The CBSO’s contribution was impressive; stupendous power and overwhelming sonority when required, filigree detail, sensitivity and exquisite touches with care lavished on tiny and telling minutiae. I ran out of space making notes on the latter. Those baleful trombones in the opening movement sounding like Leviathan booming from the depths of the ocean; in amidst the sound and fury Mahler has the horn and flute share a moment of calm contemplation; the cor anglais suddenly adding a new shade of melancholy to the wonderful panoply of wind sound; an amusingly wry interjection from the contrabassoon. No caveats here. “Proud to be Birmingham’s Orchestra” is their slogan, believe me that pride is heartily reciprocated.
Of Yamada’s role however I have many reservations. On this showing there was as much Barnum & Bailey as Bruno Walter about his conducting, the cruder aspects of his innate showmanship, the smirking crowd-pleaser, to the fore. The performance began with the crudest of musical segues, a crass miscalculation by Yamada. The last notes of Japanese composer Toru Takemitsu’s short Requiem had barely died away when the first notes of the symphony started, showing a lack of respect for both works. For what? A cheap surprise. Yamada’s forte is showpieces – his CBSO Respighi was a triumph – and the ninth’s two central movements were delivered as tours-de force. The second’s demented deconstructed Ländler was a riot with its farmyard cock crows and bumptious bassoons. The Rondo Burleske equally as good, its parodic skewering of Lehar’s operetta tunes cruelly effective. The emotional depths and weight of the symphony lies in its outer movements. In the Andante comodo, as I’ve said, detail abounded, gems of polished colour – but where was the thread on which to hang these details, to make them cohere? I didn’t get that from Yamada, just a display of lovely moments. Performances of the last movement have become increasingly slower. In 1938 Bruno Walter, Mahler’s friend and acolyte, took just over 18 minutes with the Vienna Philharmonic. In 1989 Bernstein, with the same orchestra, took nearly 30, the final pages the longest deceleration in music. I think Bernstein was wrong but acknowledge his absolute conviction that this is how it must be. Yamada was as slow as Bernstein but I sensed this was a borrowed suit of interpretative clothes, the last bars just milking the music and the audience applause.

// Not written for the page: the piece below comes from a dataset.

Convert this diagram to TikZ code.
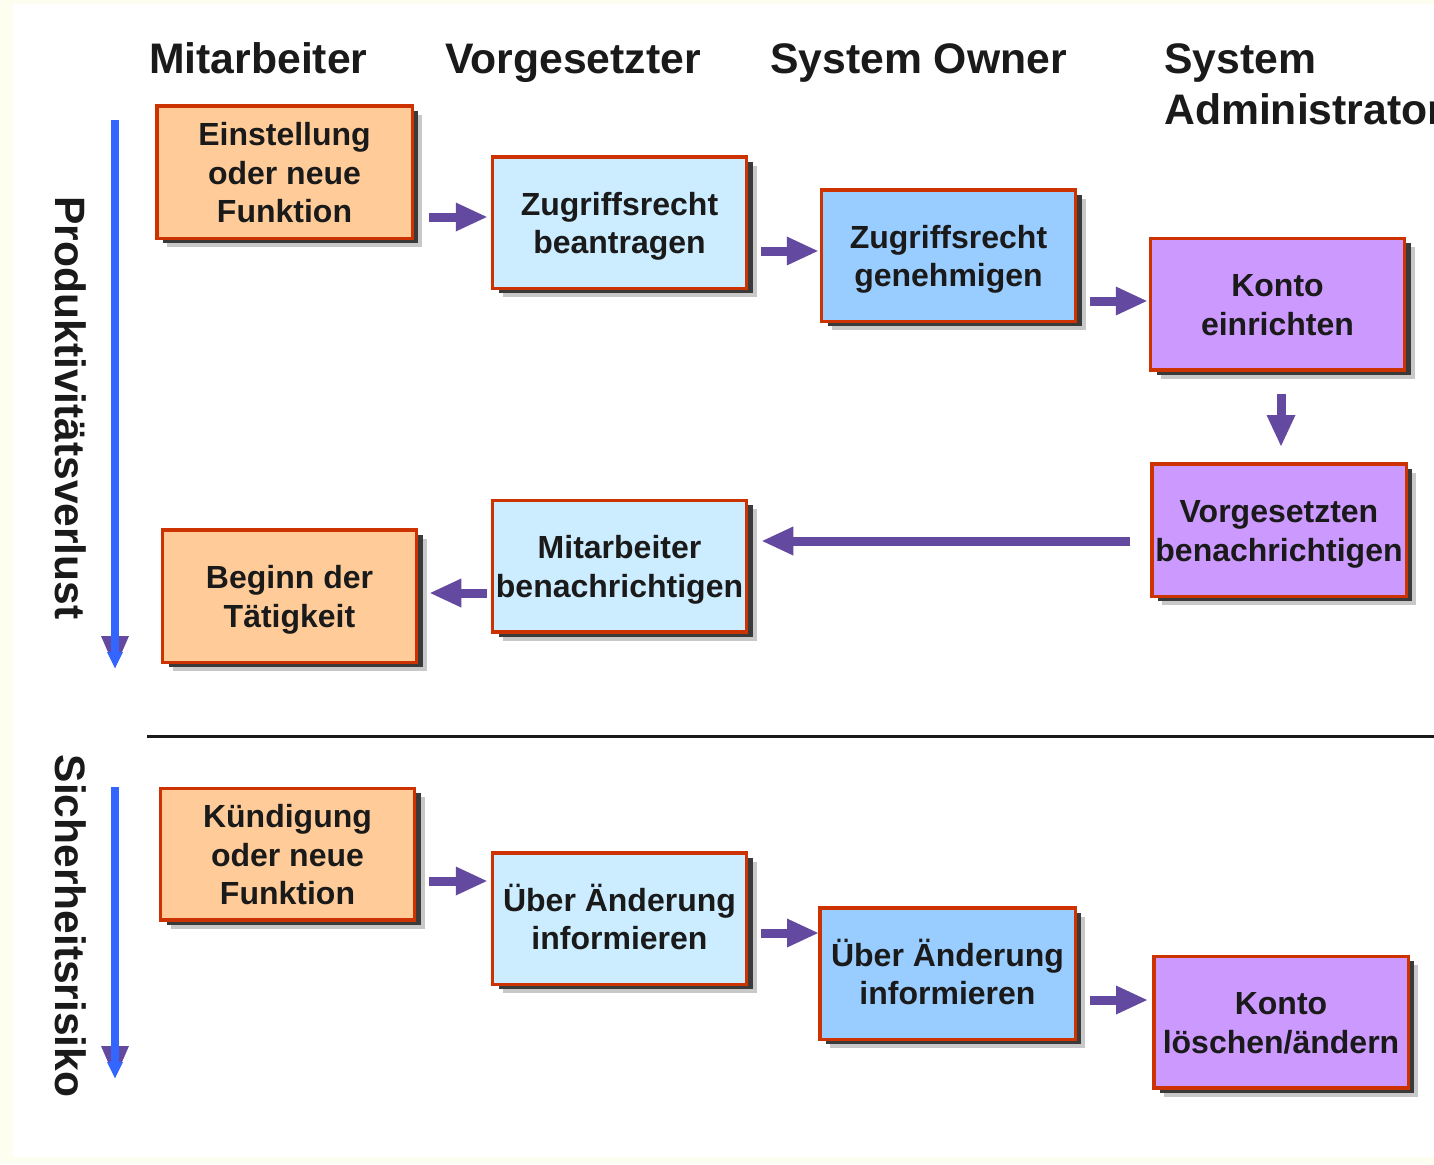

Takemitsu’s miniature Requiem for strings, angular, emotionally restrained and elegant was dedicated to the new CBSO Remembers initiative to celebrate the lives of, “friends, members and colleagues from across the industry” who have died during the preceding year. The aim is to make it an annual event and here’s an idea from CBSO Chief Executive Emma Stenning which is worthy of support. Stenning spoke eloquently of a very different departure as double bass player Sally Morgan played in her final concert after 31 years with the CBSO. A “superstar” Stenning called Morgan, not only for her long service but her dedication to helping young people with disabilities and mentoring aspiring players as part of the orchestra’s outreach projects.